A coroner has called on the director of public prosecutions to provide details of her investigation into why a criminal case was pursued against a rape complainant with mental health problems, who then went on to kill herself.
The west London coroner, Chinyere Inyama, adjourned the inquest into the death of Eleanor De Freitas and said he would await a report from Alison Saunders, head of the Crown Prosecution Service (CPS), on bringing a case for perverting the course of justice against the 23-year-old woman.
Saunders has been asked by the coroner to provide the full remit of her investigation, by Monday. Inyama also ordered full reports from police, De Freitas’s doctor and mental health team.
De Freitas, who had bipolar disorder and had been sectioned under the Mental Health Act in the past, killed herself in April this year, three days before she was due to face trial in a criminal prosecution, initiated by her alleged rapist.
He spent hundreds of thousands of pounds on a private prosecution accusing her of making up the rape claim, which the CPS later took over. The CPS pursued the case despite police refusing to mount an inquiry into claims De Freitas had made up the allegation, and in the knowledge of her psychiatric condition. In notes left for her family, De Freitas talked of her fear at having to give evidence.

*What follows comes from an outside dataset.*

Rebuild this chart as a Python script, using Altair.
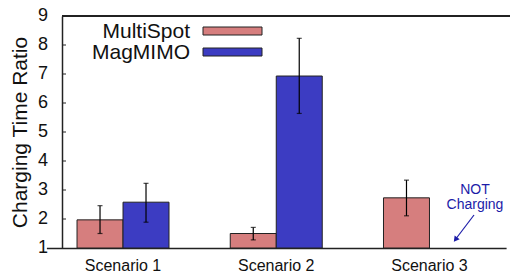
import altair as alt
import pandas as pd

# ---- data ----
scenarios = ["Scenario 1", "Scenario 2", "Scenario 3"]
series = ["MultiSpot", "MagMIMO"]
multispot = [1.97, 1.50, 2.73]
multispot_lo = [1.50, 1.28, 2.11]
multispot_hi = [2.46, 1.71, 3.34]
magmimo = [2.58, 6.93, None]
magmimo_lo = [1.89, 5.64, None]
magmimo_hi = [3.23, 8.23, None]
y_ticks = [1, 2, 3, 4, 5, 6, 7, 8, 9]
inner_ticks = [2, 3, 4, 5, 6, 7, 8]
colors = ["#d67e7e", "#3c3cc2"]
note_lines = ["NOT", "Charging"]
note_y = [3.0, 2.47]

rows = []
for i, sc in enumerate(scenarios):
    for name, vals, lo, hi in [("MultiSpot", multispot, multispot_lo, multispot_hi),
                               ("MagMIMO", magmimo, magmimo_lo, magmimo_hi)]:
        if vals[i] is not None:
            rows.append({"scenario": sc, "series": name, "value": vals[i],
                         "lo": lo[i], "hi": hi[i]})
df = pd.DataFrame(rows)

FONT = "Liberation Sans"
W, H = 448, 232

y_axis = alt.Axis(values=y_ticks, title="Charging Time Ratio",
                  titleFontSize=21, titleFont=FONT, titleFontWeight="normal",
                  titleColor="#111", titleAngle=270, titleAlign="center",
                  titleBaseline="alphabetic", titleX=-36, titleY=H / 2,
                  labels=False, ticks=False, grid=False,
                  domainColor="#222", domainWidth=1.5)

x_enc = alt.X("scenario:N",
              scale=alt.Scale(domain=scenarios, range=[-15.6, 444.1],
                              paddingInner=0, paddingOuter=0),
              axis=alt.Axis(title=None, labelAngle=0, ticks=False,
                            labelFontSize=16, labelFont=FONT, labelColor="#111",
                            labelPadding=9, domainColor="#222", domainWidth=1.5))
xo_enc = alt.XOffset("series:N",
                     scale=alt.Scale(domain=series, paddingOuter=0.666, paddingInner=0))
y_scale = alt.Scale(domain=[1, 9], zero=False, nice=False)

base = alt.Chart(df)

bars = base.mark_bar(stroke="#222", strokeWidth=1).encode(
    x=x_enc, xOffset=xo_enc,
    y=alt.Y("value:Q", scale=y_scale, axis=y_axis),
    y2=alt.datum(1),
    fill=alt.Fill("series:N", scale=alt.Scale(domain=series, range=colors), legend=None),
)

err = base.mark_rule(color="#000", strokeWidth=1.2).encode(
    x=x_enc, xOffset=xo_enc,
    y=alt.Y("lo:Q", scale=y_scale, axis=y_axis), y2="hi:Q")
cap_hi = base.mark_tick(color="#000", size=5, thickness=1.2).encode(
    x=x_enc, xOffset=xo_enc, y=alt.Y("hi:Q", scale=y_scale, axis=y_axis))
cap_lo = base.mark_tick(color="#000", size=5, thickness=1.2).encode(
    x=x_enc, xOffset=xo_enc, y=alt.Y("lo:Q", scale=y_scale, axis=y_axis))

tick_df = pd.DataFrame({"t": inner_ticks})
ticks = alt.Chart(tick_df).mark_rule(color="#222", strokeWidth=1).encode(
    x=alt.value(0), x2=alt.value(4), y=alt.Y("t:Q", scale=y_scale, axis=y_axis))

label_df = pd.DataFrame({"v": y_ticks})
tick_labels = alt.Chart(label_df).mark_text(align="right", baseline="middle",
                                            fontSize=18, font=FONT, color="#111").encode(
    x=alt.value(-14), y=alt.Y("v:Q", scale=y_scale, axis=y_axis), text="v:Q")

top_border = alt.Chart(tick_df).mark_rule(color="#222", strokeWidth=1.5).encode(
    x=alt.value(0), x2=alt.value(W), y=alt.datum(9))

# legend (label to the left of a wide swatch, as in the reference)
legend_layers = []
for i, name in enumerate(series):
    ldf = pd.DataFrame({"label": [name]})
    legend_layers.append(
        alt.Chart(ldf).mark_text(align="right", baseline="middle", fontSize=21,
                                 font=FONT, color="#111").encode(
            x=alt.value(128), y=alt.value(15.5 + 21 * i), text="label:N"))
    legend_layers.append(
        alt.Chart(ldf).mark_rect(fill=colors[i], stroke="#222", strokeWidth=1).encode(
            x=alt.value(141), x2=alt.value(200),
            y=alt.value(11 + 21 * i), y2=alt.value(19 + 21 * i)))

# annotation
note_df = pd.DataFrame({"line": note_lines, "ny": note_y})
note = alt.Chart(note_df).mark_text(fontSize=14, font=FONT, color="#1c1ca8",
                                    align="center", baseline="middle").encode(
    x=alt.value(413), y=alt.Y("ny:Q", scale=y_scale, axis=y_axis), text="line:N")
arrow = alt.Chart(note_df.head(1)).mark_rule(color="#1c1ca8", strokeWidth=1.2).encode(
    x=alt.value(412), x2=alt.value(393), y=alt.value(199), y2=alt.value(224))
head = alt.Chart(note_df.head(1)).mark_point(shape="triangle-up", filled=True,
                                             color="#1c1ca8", size=40, opacity=1,
                                             angle=217).encode(
    x=alt.value(393.5), y=alt.value(223.5))

chart = alt.layer(bars, err, cap_hi, cap_lo, ticks, tick_labels, top_border,
                  *legend_layers, note, arrow, head).properties(
    width=W, height=H,
    autosize=alt.AutoSizeParams(type="none"),
    padding={"left": 54, "top": 8, "right": 0, "bottom": 24},
).configure_view(strokeWidth=0)

chart.save("out.html", embed_options={"renderer": "svg", "actions": False})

Speaking before the hearing David de Freitas, Eleanor’s father, blamed the CPS for causing her death. “We can see no reason whatsoever why the CPS pursued Eleanor. If the CPS had put a stop to it at the time I would still have a daughter. She would not be dead. It is as clear as that.”
De Freitas was due to face trial at Southwark crown court, in London, on 7 April. She took her own life on 4 April.
Saunders said on Thursday that she would personally investigate why a decision was made to proceed with the prosecution. She said she was saddened by the death of De Freitas and had asked the legal team involved for a full explanation. She said she would welcome a meeting with the family to discuss the case and the law surrounding it.
David de Freitas welcomed the adjournment of the court hearing. He is fighting for a fuller inquest that examines whether the CPS’s decision to prosecute caused his daughter’s death.
After the hearing, he said: “I am pleased that the DPP is now starting to take this matter seriously. I had written to the DPP before and I got a standard acknowledgement, and then heard nothing more.”
Harriet Wistrich, his lawyer, added that the family welcomed Saunders’s invitiation for a meeting.
De Freitas had accused a male associate of rape in January 2013. She was interviewed and the alleged attacker was arrested and bailed. But the case did not proceed because the police did not consider there was a realistic chance of conviction.
It was then that the alleged attacker began a private prosecution against De Freitas, claiming she made up the allegation.